Well that's great news pal, as long as your enjoying it, keep at it!


----------



## HLaB (4 Jun 2011)

I don't really pay attention to calories but if asked I usually take 500 calories for 10 miles as a rule of thumb.


----------



## r0bbti (11 Jun 2011)

HLaB said:


> I don't really pay attention to calories but if asked I usually take 500 calories for 10 miles as a rule of thumb.

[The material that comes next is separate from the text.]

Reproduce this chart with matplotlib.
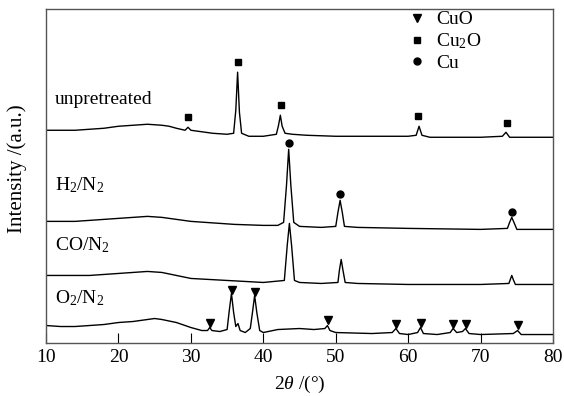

I thought it was about 20 calories per mile, which is only about 500 calories for 25miles. Or am I way underestimating?


----------



## vickster (11 Jun 2011)

40 per mile is actually more likely, seen mentioned in several places. More if hard uphill riding or you are heavy...if you are a skinny wee thing, it may be less


----------



## cyclegal (11 Jun 2011)

It does sound over estimated. I went for a cycle today wearing my heart rate monitor, which also tells how many calories based on age and heart rate. I did 60 k in just over 2 hours, average about 28k/ 18miles per hour. I burned just under 1200 which seems about right.


----------



## monnet (12 Jun 2011)

I think 40 per mile is bit on the high side. 

I ragree with amaferanga's post. In a chaingang training ride my HRM usually come sout with about 1300 burnt in about 1h45 over a 60km circuit. That's with me doing my share of the tack. Road races are probably a bit more intensive because they're jumpier (but still the calorie burn will be about the same).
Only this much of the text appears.